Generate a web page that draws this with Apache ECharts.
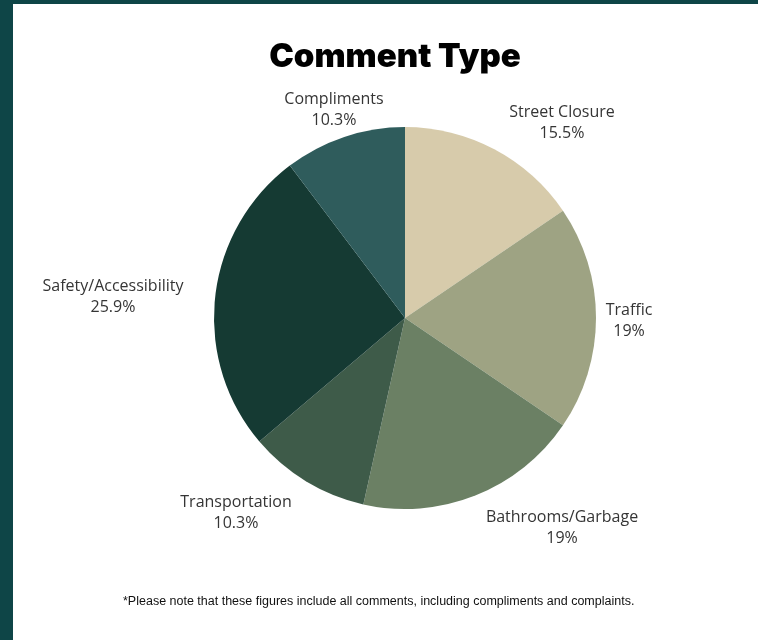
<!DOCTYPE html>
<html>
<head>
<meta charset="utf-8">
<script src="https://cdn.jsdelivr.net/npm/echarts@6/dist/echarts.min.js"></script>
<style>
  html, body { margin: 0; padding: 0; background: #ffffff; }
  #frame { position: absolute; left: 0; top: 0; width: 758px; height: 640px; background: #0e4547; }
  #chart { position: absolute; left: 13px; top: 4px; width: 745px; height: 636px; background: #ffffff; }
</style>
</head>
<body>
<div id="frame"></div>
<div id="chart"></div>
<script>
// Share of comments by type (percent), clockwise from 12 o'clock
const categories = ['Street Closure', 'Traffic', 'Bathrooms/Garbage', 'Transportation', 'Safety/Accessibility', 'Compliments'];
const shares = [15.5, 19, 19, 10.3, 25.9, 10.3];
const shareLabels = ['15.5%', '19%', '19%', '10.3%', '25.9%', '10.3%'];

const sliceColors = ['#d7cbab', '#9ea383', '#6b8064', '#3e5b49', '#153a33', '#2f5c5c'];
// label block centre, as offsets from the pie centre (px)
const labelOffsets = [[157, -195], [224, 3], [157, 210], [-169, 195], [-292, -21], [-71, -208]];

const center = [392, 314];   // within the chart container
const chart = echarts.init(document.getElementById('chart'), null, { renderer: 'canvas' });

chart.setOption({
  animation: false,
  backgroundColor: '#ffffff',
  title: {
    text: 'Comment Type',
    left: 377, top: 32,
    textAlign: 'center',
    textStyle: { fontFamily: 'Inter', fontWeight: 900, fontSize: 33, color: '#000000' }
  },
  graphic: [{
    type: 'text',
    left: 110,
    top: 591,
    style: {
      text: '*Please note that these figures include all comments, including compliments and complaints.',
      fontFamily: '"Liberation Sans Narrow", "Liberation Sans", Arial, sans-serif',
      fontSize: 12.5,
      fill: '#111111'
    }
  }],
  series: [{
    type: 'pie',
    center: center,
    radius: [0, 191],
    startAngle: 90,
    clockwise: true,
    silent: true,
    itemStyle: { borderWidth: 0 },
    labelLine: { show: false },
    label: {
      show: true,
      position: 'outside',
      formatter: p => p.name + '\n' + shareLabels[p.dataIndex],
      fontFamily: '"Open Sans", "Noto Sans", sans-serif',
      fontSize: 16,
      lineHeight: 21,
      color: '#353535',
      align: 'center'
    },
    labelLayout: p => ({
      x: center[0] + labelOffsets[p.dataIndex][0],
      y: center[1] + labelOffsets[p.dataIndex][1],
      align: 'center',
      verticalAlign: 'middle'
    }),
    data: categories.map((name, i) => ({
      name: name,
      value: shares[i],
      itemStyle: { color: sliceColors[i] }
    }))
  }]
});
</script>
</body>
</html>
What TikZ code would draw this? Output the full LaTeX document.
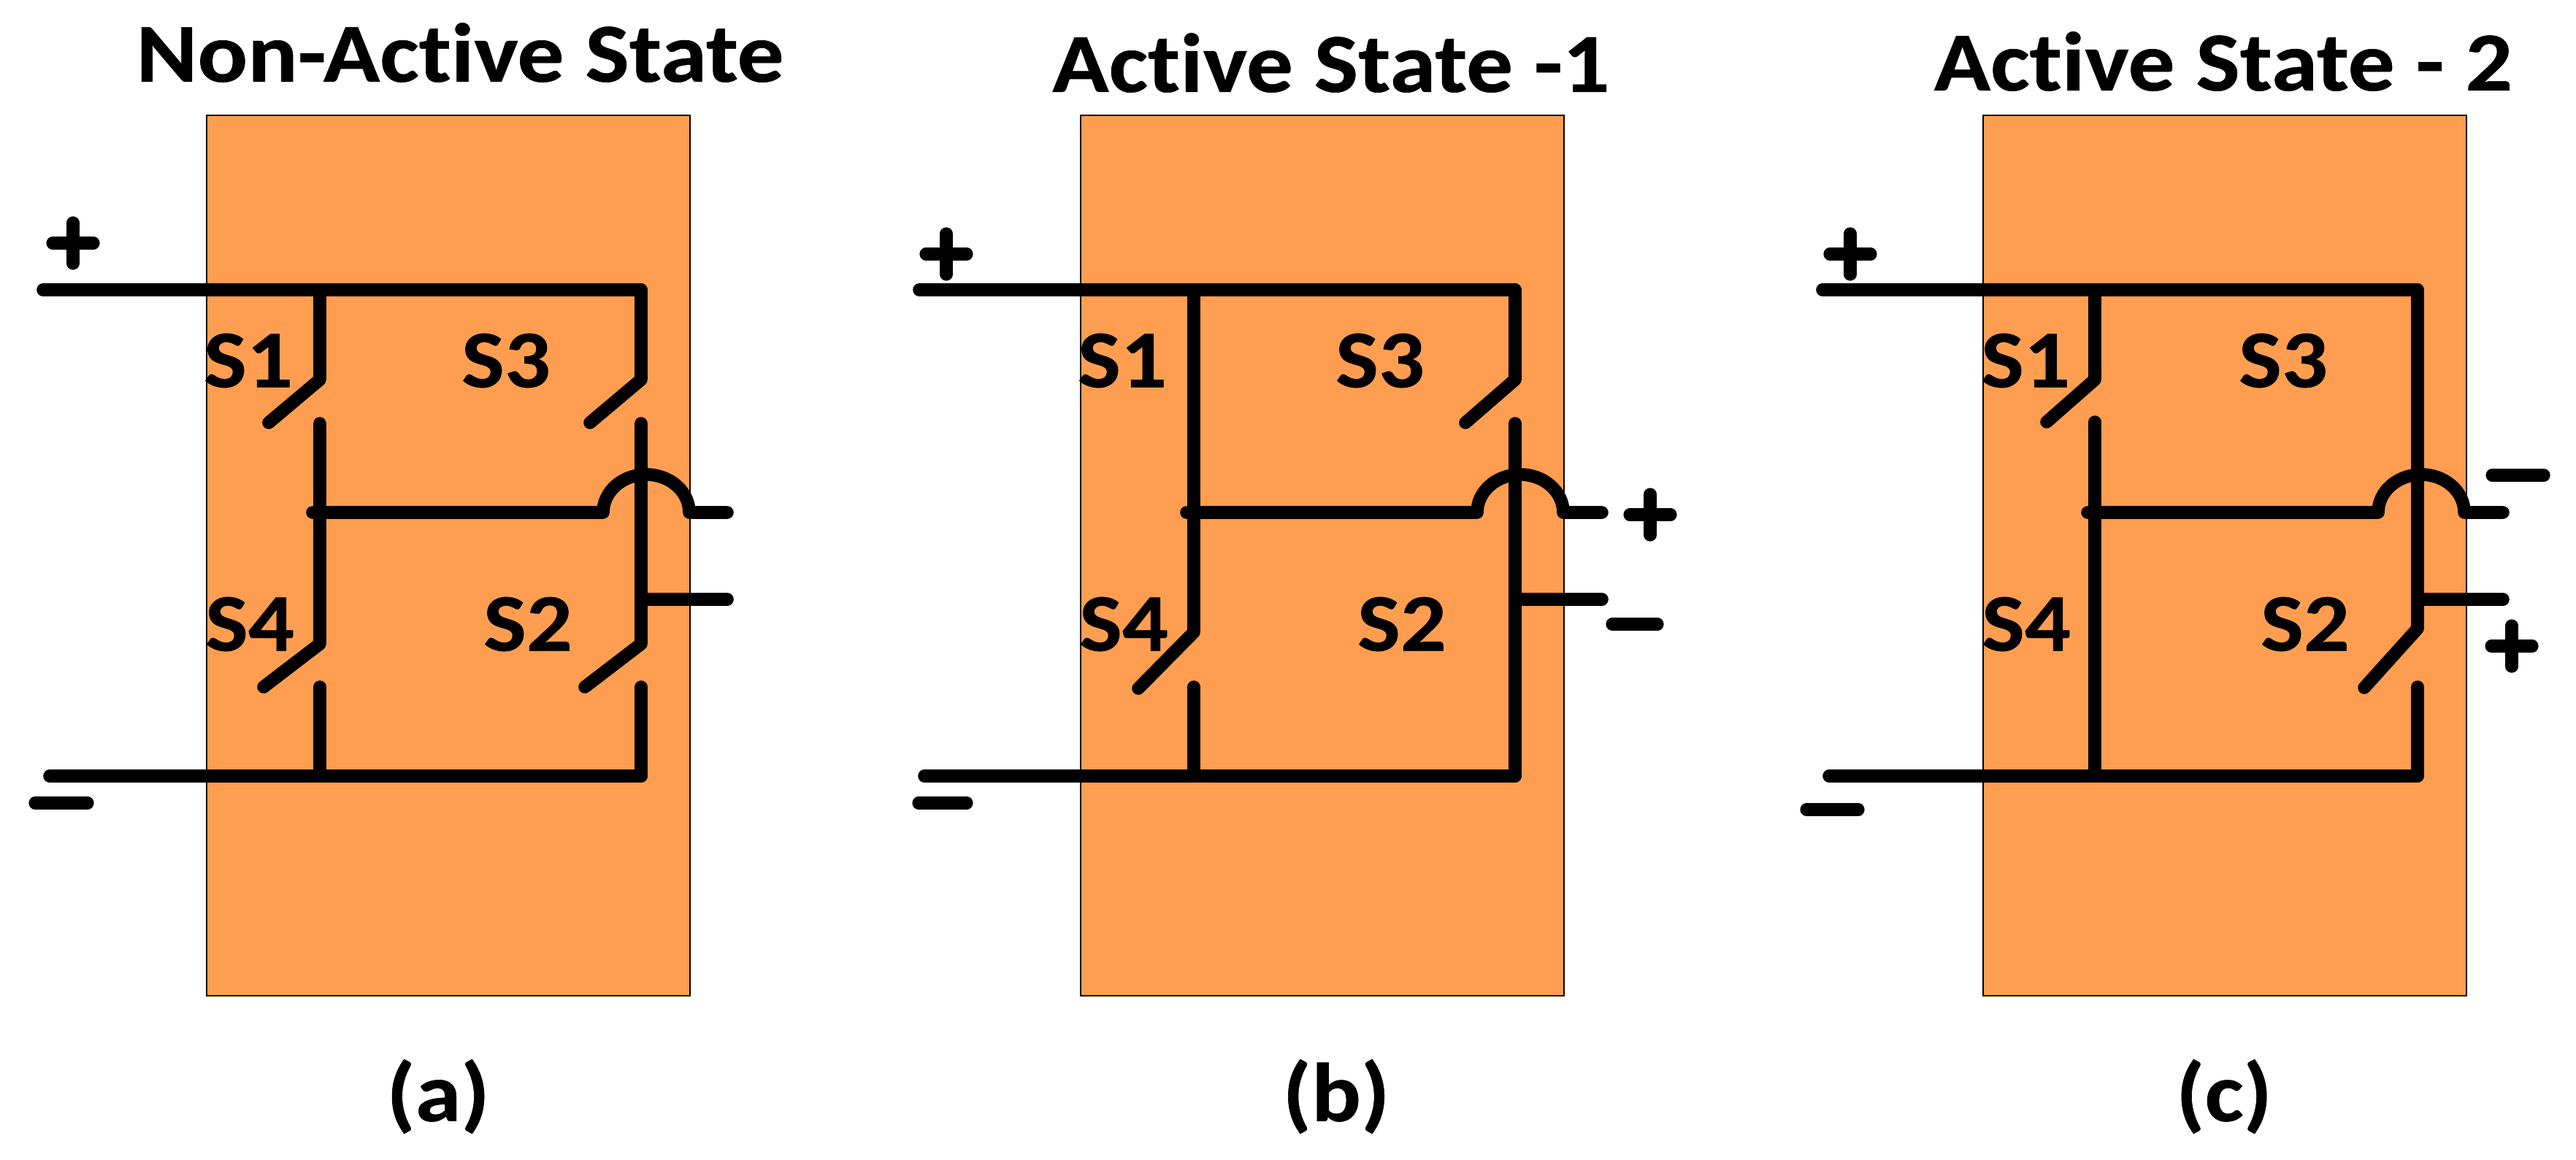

□ □ □ □

▶ [Required task] Copy out the records above in full, exactly as written, but not the pictures.

▶ [Solution to this exercise]
Generate a web page that draws this with Apache ECharts.
<!DOCTYPE html>
<html>
<head>
<meta charset="utf-8">
<script src="https://cdn.jsdelivr.net/npm/echarts@6/dist/echarts.min.js"></script>
<style>
  html, body { margin: 0; padding: 0; background: #ffffff; }
  #frame { position: absolute; left: 0; top: 0; width: 758px; height: 640px; background: #0e4547; }
  #chart { position: absolute; left: 13px; top: 4px; width: 745px; height: 636px; background: #ffffff; }
</style>
</head>
<body>
<div id="frame"></div>
<div id="chart"></div>
<script>
// Share of comments by type (percent), clockwise from 12 o'clock
const categories = ['Street Closure', 'Traffic', 'Bathrooms/Garbage', 'Transportation', 'Safety/Accessibility', 'Compliments'];
const shares = [15.5, 19, 19, 10.3, 25.9, 10.3];
const shareLabels = ['15.5%', '19%', '19%', '10.3%', '25.9%', '10.3%'];

const sliceColors = ['#d7cbab', '#9ea383', '#6b8064', '#3e5b49', '#153a33', '#2f5c5c'];
// label block centre, as offsets from the pie centre (px)
const labelOffsets = [[157, -195], [224, 3], [157, 210], [-169, 195], [-292, -21], [-71, -208]];

const center = [392, 314];   // within the chart container
const chart = echarts.init(document.getElementById('chart'), null, { renderer: 'canvas' });

chart.setOption({
  animation: false,
  backgroundColor: '#ffffff',
  title: {
    text: 'Comment Type',
    left: 377, top: 32,
    textAlign: 'center',
    textStyle: { fontFamily: 'Inter', fontWeight: 900, fontSize: 33, color: '#000000' }
  },
  graphic: [{
    type: 'text',
    left: 110,
    top: 591,
    style: {
      text: '*Please note that these figures include all comments, including compliments and complaints.',
      fontFamily: '"Liberation Sans Narrow", "Liberation Sans", Arial, sans-serif',
      fontSize: 12.5,
      fill: '#111111'
    }
  }],
  series: [{
    type: 'pie',
    center: center,
    radius: [0, 191],
    startAngle: 90,
    clockwise: true,
    silent: true,
    itemStyle: { borderWidth: 0 },
    labelLine: { show: false },
    label: {
      show: true,
      position: 'outside',
      formatter: p => p.name + '\n' + shareLabels[p.dataIndex],
      fontFamily: '"Open Sans", "Noto Sans", sans-serif',
      fontSize: 16,
      lineHeight: 21,
      color: '#353535',
      align: 'center'
    },
    labelLayout: p => ({
      x: center[0] + labelOffsets[p.dataIndex][0],
      y: center[1] + labelOffsets[p.dataIndex][1],
      align: 'center',
      verticalAlign: 'middle'
    }),
    data: categories.map((name, i) => ({
      name: name,
      value: shares[i],
      itemStyle: { color: sliceColors[i] }
    }))
  }]
});
</script>
</body>
</html>
What TikZ code would draw this? Output the full LaTeX document.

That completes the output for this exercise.